I have been with my husband for 12 years. In that time we have been through a lot. His twin brother passed away suddenly in an accident which has very much impacted out relationships.
My husband has an addictive personality and has had issues with gambling and alcohol. These things escalated after his brother died and the drinking is a huge problem now.
He frequently goes out to help a friend (maintenances jobs), and just doesn’t come home. Like tonight, our daughter has gastro and he hasn’t come home. He lies and tells me he will be home at a particular time, then says he will be another hour and another hour etc.
Whenever my husband says he is going out I get extreme anxiety.

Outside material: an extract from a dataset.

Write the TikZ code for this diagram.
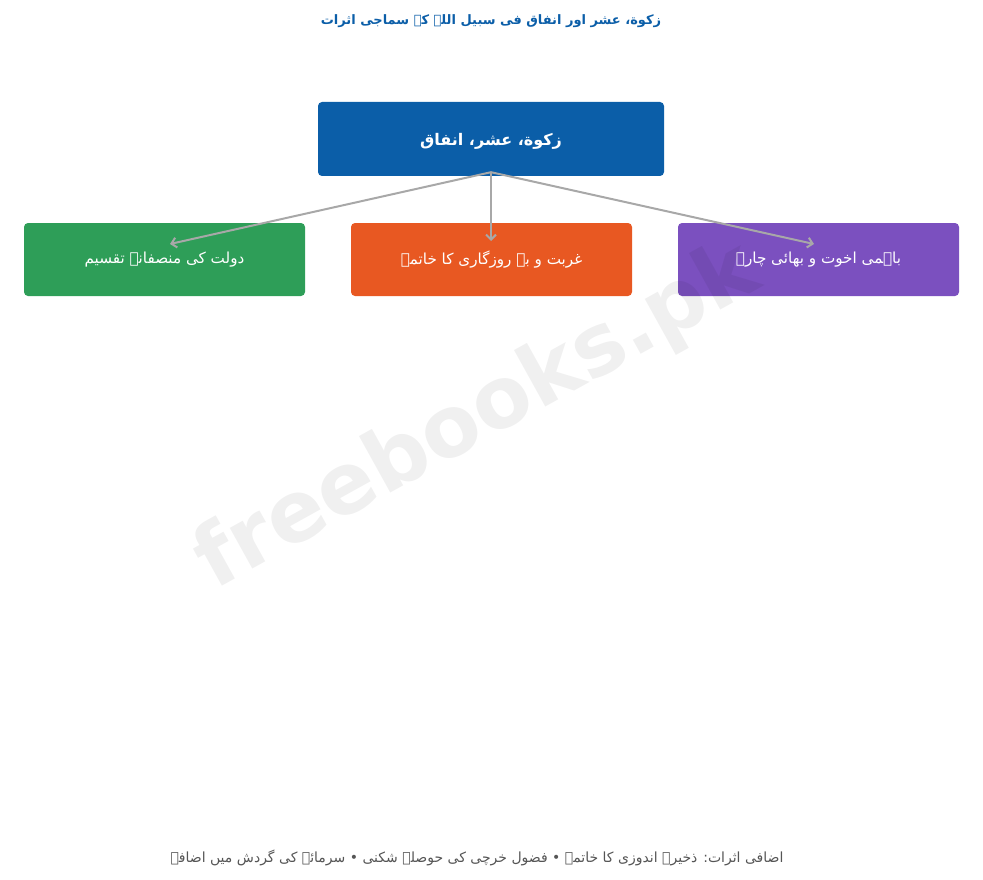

I think this is due to the emotional abuse I have coped in the past during his drinking.
I am at a point now that I am done, I’m extremely busy and need to concentrate on myself and our children, but I just cannot let go of the hope that things will change. Last week I left and was 99.9% sure I was done, but as soon as I seen him I just couldn’t commit to leaving and have given him yet another chance. I don’t know if I’m scared of being along, or scared of him loving someone else? But I just feel like we will be happier not together.
How do I let go? Does anyone have any advice on where to start with divorce when a mortgage is involved? I know I deserve better but can’t find the strength to leave.
I'm sorry to hear about how the situation with your husband is going. It sounds like the marriage is really stretched right now, and you don't feel like being together is good for you anymore.
From what I understand, the two of you have not discussed separation at all, is that right?
I am not sure about where to start with divorce, but I imagine a lawyer could help with the mortgage as well, and I'm fairly certain you'd need a lawyer anyway.
Another place to start could be through a marriage counsellor, as long as you are both very clear about what your separate intentions for the counselling is. It doesn't even need to be to work at staying together - it could just be to air grievances in a safe place, and to then get a third party to help have those difficult decisions about what to do.